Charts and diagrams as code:
**********
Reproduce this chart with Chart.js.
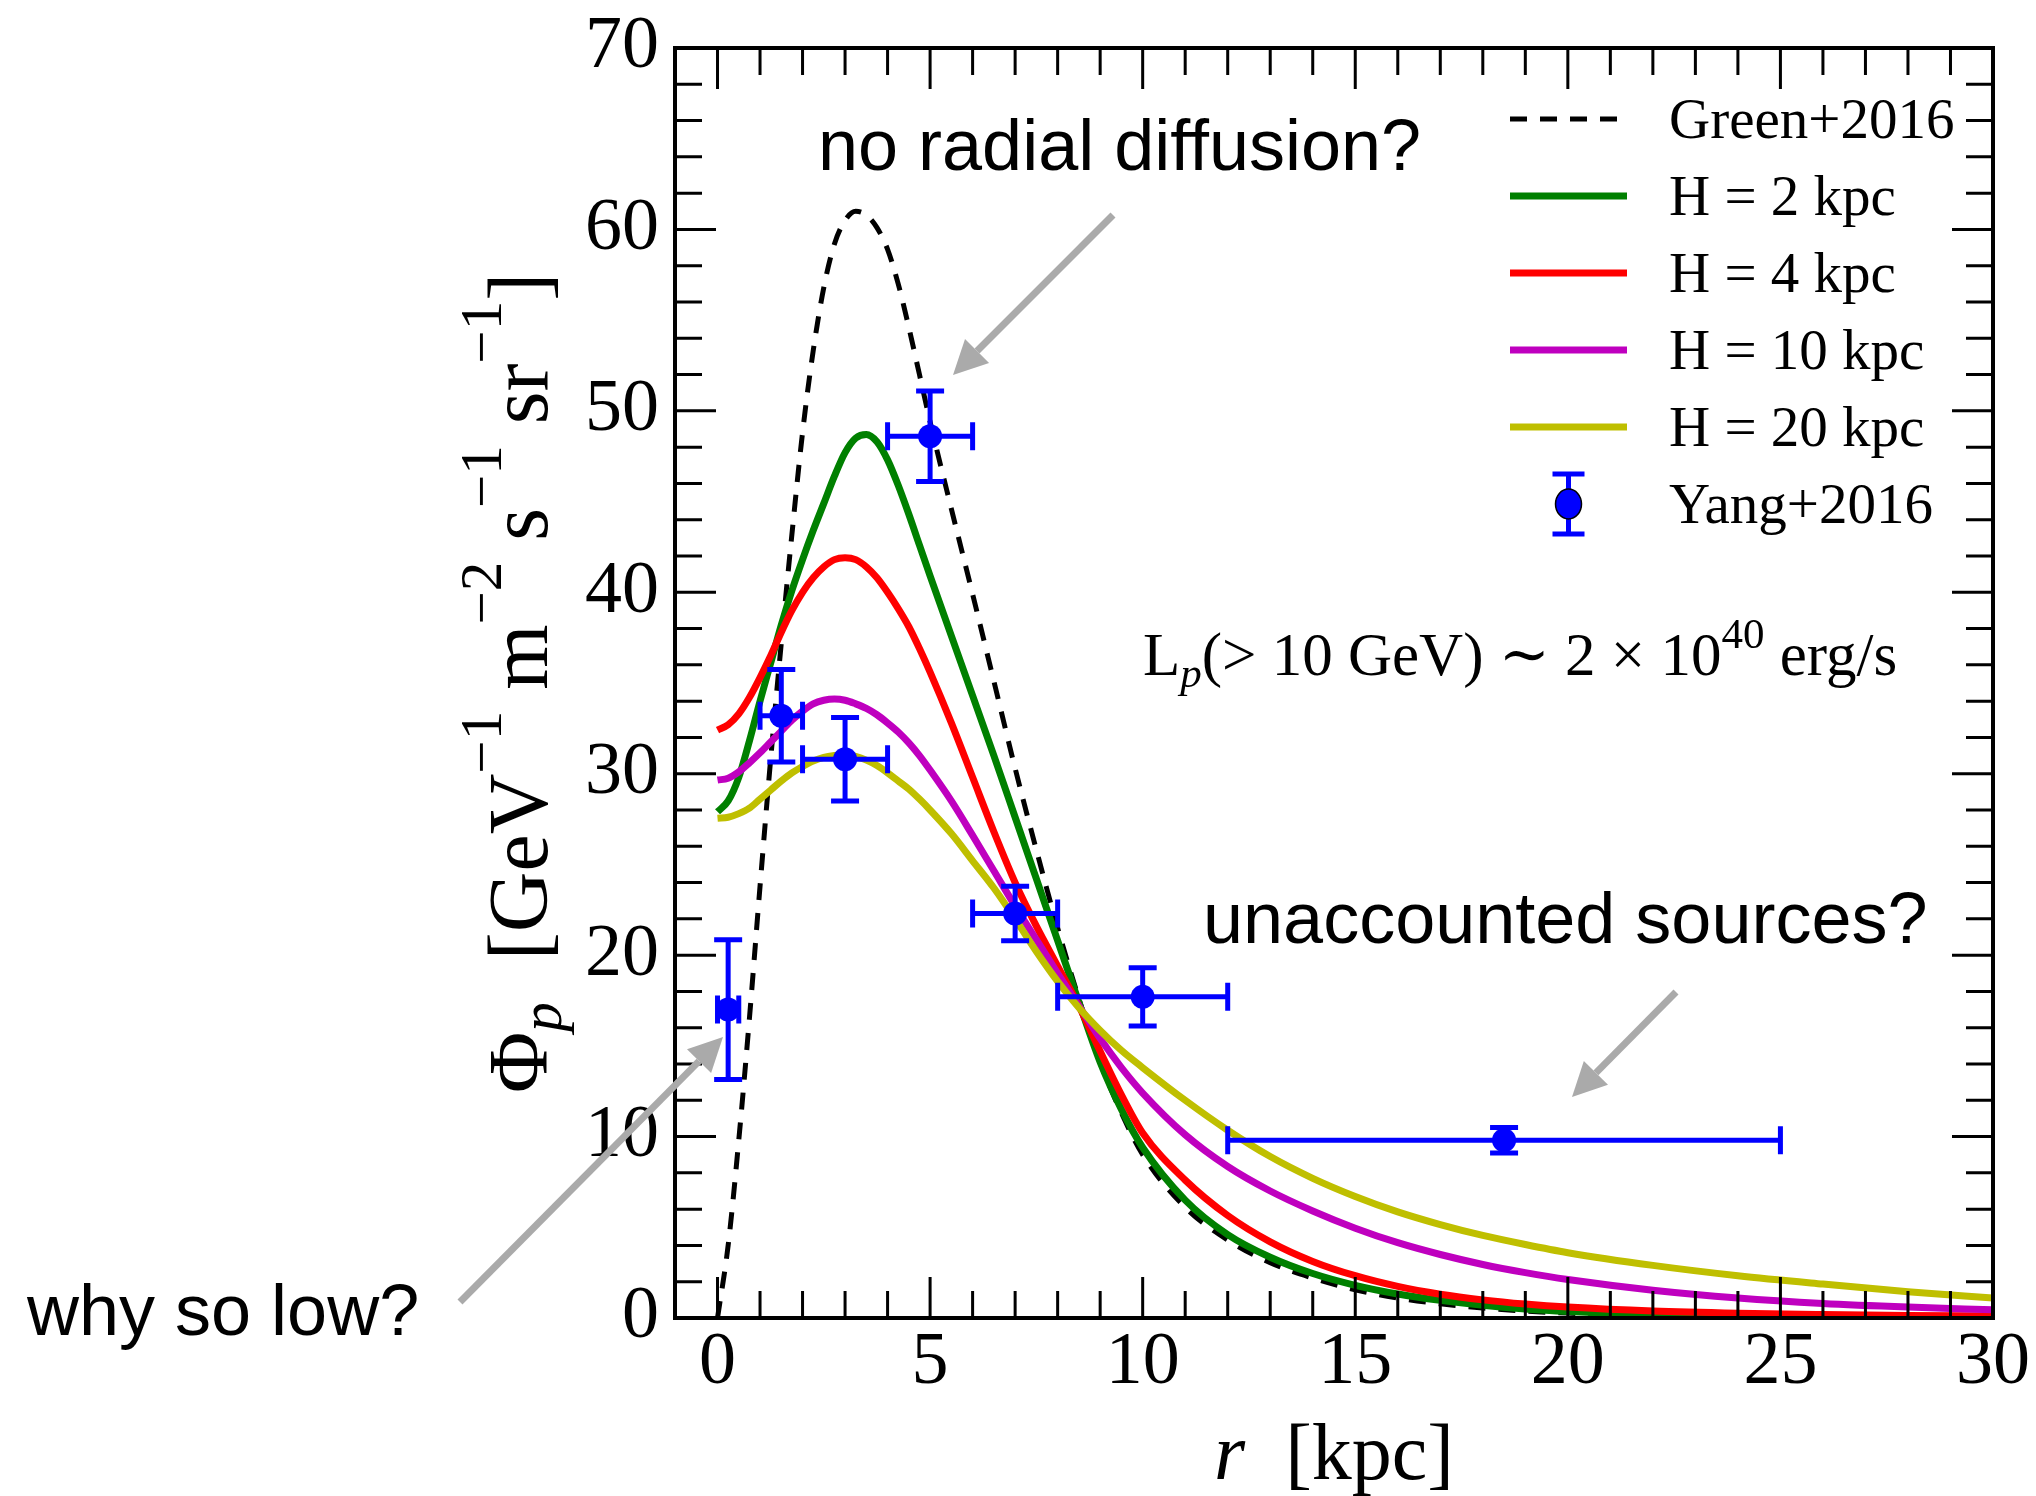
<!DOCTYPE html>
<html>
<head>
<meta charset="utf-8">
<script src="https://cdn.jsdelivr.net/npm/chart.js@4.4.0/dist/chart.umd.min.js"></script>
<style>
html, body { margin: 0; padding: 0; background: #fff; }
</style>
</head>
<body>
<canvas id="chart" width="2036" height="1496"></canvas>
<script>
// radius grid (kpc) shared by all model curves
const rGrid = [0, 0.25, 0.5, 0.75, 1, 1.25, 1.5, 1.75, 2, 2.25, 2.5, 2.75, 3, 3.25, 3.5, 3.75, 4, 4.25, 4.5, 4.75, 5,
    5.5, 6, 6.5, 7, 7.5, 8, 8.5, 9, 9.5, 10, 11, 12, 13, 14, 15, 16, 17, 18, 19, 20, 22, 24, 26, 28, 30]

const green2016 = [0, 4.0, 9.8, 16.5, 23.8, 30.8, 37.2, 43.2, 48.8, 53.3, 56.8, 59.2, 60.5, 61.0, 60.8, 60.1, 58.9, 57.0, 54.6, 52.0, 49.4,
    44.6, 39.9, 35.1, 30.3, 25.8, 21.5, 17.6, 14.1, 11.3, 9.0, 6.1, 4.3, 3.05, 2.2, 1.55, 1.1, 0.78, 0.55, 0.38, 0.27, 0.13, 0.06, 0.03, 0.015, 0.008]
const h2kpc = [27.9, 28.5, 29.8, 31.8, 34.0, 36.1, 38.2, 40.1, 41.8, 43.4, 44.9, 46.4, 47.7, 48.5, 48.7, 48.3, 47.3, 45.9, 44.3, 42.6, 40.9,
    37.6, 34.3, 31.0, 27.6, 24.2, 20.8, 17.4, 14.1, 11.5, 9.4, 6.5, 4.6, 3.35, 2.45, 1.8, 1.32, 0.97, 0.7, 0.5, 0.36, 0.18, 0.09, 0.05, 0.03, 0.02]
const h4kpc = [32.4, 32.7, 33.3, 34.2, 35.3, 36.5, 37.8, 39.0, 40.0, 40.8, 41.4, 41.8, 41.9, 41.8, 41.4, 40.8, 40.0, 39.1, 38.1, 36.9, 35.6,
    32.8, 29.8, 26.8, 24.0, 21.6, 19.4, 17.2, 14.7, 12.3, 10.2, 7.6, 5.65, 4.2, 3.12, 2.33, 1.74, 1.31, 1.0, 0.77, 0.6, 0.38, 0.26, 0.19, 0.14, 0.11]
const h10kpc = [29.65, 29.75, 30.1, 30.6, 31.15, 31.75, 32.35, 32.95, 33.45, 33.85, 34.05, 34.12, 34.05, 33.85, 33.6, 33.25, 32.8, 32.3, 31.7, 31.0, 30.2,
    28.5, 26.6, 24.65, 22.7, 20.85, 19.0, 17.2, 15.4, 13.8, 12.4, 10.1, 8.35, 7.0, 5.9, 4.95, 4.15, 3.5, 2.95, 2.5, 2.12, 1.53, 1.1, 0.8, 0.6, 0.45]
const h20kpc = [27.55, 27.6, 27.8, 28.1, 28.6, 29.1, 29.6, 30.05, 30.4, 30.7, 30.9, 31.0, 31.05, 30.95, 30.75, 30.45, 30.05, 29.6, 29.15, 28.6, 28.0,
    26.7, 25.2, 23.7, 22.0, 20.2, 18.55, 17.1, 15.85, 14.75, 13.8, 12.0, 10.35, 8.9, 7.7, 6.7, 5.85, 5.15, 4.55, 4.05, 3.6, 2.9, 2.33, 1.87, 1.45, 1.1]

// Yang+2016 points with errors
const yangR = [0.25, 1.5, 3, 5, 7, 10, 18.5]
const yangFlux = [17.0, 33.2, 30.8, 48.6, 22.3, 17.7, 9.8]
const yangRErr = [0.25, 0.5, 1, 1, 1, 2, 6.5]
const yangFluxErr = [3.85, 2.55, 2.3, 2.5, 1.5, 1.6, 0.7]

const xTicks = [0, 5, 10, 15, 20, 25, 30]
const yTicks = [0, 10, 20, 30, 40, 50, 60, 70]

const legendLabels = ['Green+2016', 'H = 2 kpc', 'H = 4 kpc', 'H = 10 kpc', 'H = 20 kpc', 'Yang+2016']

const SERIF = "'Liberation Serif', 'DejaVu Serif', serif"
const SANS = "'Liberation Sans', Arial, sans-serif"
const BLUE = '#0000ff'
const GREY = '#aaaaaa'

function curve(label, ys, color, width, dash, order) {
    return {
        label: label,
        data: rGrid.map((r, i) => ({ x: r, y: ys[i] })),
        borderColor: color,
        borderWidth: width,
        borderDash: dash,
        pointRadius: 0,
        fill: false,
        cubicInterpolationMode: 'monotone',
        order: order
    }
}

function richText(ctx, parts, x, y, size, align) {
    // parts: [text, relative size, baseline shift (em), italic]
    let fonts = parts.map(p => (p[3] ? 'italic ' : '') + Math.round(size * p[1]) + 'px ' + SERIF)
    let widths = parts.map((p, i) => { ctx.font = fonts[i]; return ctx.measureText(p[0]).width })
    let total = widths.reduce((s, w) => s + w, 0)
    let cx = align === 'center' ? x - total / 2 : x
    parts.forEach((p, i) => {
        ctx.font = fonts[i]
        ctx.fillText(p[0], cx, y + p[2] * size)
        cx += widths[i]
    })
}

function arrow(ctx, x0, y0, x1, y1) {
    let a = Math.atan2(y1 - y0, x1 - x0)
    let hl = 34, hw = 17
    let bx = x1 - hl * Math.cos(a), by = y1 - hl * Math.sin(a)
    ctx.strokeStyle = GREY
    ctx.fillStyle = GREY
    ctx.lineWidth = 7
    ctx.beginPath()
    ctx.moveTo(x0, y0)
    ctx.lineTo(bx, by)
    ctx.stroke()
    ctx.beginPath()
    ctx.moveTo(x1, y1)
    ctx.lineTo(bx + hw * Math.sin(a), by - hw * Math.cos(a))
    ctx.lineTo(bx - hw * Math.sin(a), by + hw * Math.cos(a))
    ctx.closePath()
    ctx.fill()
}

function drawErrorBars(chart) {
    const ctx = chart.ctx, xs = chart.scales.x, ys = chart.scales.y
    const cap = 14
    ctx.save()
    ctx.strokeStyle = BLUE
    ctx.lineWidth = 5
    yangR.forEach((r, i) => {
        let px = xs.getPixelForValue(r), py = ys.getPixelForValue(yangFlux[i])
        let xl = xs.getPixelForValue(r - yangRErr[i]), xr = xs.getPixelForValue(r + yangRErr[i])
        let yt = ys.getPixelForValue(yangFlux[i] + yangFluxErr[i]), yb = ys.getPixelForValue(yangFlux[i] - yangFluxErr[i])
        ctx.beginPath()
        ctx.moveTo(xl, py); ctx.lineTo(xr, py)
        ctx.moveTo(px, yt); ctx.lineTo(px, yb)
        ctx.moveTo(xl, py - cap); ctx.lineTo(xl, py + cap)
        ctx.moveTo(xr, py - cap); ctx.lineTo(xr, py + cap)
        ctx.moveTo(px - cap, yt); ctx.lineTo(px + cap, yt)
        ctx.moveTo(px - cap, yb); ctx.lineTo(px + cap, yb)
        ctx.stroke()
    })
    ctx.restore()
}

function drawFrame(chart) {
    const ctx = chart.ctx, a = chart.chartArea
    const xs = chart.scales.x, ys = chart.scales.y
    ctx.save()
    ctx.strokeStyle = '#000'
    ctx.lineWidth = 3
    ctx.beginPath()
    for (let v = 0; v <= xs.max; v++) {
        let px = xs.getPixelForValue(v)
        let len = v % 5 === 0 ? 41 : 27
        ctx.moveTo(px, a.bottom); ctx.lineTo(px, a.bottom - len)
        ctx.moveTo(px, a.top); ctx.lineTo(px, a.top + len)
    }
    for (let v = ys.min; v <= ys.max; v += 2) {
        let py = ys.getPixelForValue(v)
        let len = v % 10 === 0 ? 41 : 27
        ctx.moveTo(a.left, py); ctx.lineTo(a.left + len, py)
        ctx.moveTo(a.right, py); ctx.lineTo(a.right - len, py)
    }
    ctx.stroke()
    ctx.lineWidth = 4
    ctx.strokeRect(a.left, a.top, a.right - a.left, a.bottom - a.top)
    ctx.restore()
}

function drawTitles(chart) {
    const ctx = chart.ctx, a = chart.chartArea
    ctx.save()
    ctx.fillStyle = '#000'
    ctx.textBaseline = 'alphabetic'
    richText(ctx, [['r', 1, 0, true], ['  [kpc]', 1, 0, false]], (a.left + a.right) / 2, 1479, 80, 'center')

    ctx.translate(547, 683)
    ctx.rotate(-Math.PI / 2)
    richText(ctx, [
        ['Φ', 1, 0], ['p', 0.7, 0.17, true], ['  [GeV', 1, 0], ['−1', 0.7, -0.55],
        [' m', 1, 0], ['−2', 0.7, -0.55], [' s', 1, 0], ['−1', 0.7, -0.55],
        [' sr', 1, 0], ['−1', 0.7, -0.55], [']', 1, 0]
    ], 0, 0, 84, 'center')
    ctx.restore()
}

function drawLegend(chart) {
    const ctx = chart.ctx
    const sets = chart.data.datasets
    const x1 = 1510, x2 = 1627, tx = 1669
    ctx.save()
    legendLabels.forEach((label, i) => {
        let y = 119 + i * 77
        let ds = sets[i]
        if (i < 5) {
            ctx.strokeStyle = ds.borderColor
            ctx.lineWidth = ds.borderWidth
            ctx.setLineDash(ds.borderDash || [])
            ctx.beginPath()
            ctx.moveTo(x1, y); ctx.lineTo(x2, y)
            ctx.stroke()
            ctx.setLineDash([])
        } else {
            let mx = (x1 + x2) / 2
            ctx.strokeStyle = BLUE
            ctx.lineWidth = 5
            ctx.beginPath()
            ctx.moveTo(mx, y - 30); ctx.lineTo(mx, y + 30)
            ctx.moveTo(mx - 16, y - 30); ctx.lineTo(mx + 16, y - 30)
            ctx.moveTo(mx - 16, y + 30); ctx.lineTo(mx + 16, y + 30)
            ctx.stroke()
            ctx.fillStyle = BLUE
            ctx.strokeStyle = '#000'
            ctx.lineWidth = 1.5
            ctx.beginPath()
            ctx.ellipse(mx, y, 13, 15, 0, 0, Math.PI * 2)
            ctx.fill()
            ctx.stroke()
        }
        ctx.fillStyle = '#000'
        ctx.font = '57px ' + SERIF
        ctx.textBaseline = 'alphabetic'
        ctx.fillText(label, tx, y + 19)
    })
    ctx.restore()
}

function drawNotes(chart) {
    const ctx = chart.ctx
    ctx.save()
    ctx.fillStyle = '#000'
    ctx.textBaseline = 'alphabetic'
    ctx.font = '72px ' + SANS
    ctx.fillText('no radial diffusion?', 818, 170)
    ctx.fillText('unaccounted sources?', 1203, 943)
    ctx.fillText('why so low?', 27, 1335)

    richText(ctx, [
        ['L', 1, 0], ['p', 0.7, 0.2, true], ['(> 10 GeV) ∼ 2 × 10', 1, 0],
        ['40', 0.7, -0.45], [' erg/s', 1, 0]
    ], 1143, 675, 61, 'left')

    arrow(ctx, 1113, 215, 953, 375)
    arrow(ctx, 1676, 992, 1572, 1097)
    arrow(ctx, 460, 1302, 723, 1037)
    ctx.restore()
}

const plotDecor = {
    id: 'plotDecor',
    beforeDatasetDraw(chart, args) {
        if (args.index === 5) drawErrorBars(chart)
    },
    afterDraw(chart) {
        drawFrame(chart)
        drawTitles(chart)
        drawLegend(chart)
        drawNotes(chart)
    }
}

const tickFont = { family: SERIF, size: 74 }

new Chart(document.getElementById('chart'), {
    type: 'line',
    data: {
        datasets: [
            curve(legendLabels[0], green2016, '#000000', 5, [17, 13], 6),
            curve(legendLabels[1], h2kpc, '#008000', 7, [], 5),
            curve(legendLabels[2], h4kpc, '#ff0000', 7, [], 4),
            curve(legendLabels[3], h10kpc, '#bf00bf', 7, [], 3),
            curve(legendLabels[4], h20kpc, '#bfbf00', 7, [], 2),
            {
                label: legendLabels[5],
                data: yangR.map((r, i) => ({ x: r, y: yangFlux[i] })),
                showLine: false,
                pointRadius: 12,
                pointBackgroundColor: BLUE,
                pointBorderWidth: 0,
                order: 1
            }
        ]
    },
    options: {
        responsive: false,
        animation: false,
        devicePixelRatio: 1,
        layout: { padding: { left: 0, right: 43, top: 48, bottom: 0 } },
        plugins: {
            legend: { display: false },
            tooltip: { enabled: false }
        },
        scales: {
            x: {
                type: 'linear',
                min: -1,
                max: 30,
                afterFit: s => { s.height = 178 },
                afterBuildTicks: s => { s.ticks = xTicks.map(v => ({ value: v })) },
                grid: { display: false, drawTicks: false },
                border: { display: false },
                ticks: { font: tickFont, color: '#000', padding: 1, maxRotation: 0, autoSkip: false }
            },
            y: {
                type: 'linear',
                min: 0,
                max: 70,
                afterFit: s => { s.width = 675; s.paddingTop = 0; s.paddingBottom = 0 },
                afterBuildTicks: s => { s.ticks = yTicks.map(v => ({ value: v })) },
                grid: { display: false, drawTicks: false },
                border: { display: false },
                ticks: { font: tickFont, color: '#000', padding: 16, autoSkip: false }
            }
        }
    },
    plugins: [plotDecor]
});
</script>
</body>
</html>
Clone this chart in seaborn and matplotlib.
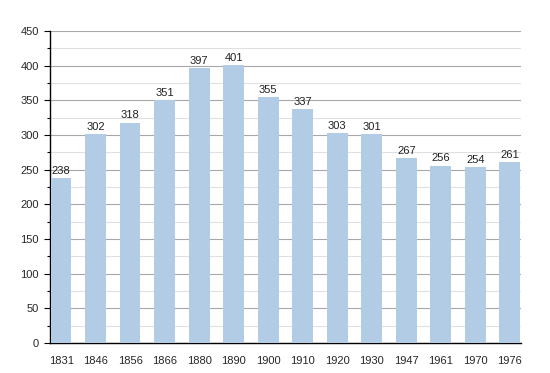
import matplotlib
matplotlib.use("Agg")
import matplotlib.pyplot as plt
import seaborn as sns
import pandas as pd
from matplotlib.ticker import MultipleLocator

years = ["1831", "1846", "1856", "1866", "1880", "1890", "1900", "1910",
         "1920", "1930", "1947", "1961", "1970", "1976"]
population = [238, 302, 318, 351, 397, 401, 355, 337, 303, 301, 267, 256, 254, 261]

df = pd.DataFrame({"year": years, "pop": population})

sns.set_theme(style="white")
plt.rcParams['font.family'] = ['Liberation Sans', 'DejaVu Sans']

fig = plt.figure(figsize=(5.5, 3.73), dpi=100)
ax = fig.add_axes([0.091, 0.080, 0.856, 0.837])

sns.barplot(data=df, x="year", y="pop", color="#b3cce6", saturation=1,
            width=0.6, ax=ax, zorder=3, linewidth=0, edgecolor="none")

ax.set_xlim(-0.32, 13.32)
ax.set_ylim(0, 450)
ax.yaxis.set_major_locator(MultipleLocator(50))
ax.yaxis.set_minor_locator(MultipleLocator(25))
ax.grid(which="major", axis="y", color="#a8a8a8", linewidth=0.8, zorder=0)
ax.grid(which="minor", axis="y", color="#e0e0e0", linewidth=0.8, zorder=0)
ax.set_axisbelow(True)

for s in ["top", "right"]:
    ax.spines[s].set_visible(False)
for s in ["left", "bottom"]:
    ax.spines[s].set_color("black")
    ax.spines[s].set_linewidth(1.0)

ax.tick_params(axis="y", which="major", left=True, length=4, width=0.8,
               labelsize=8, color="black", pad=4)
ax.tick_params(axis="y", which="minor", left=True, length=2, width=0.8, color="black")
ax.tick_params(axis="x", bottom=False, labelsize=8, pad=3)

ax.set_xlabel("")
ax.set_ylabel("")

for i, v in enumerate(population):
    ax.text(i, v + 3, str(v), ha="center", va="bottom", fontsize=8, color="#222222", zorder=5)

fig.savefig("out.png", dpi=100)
**********
Starting at the line that contains "Clone this chart in seaborn and matplotlib." and ending at the line that contains "from matplotlib.ticker import MultipleLocator", give the lines again exactly. Do not include the pictures.

Clone this chart in seaborn and matplotlib.
import matplotlib
matplotlib.use("Agg")
import matplotlib.pyplot as plt
import seaborn as sns
import pandas as pd
from matplotlib.ticker import MultipleLocator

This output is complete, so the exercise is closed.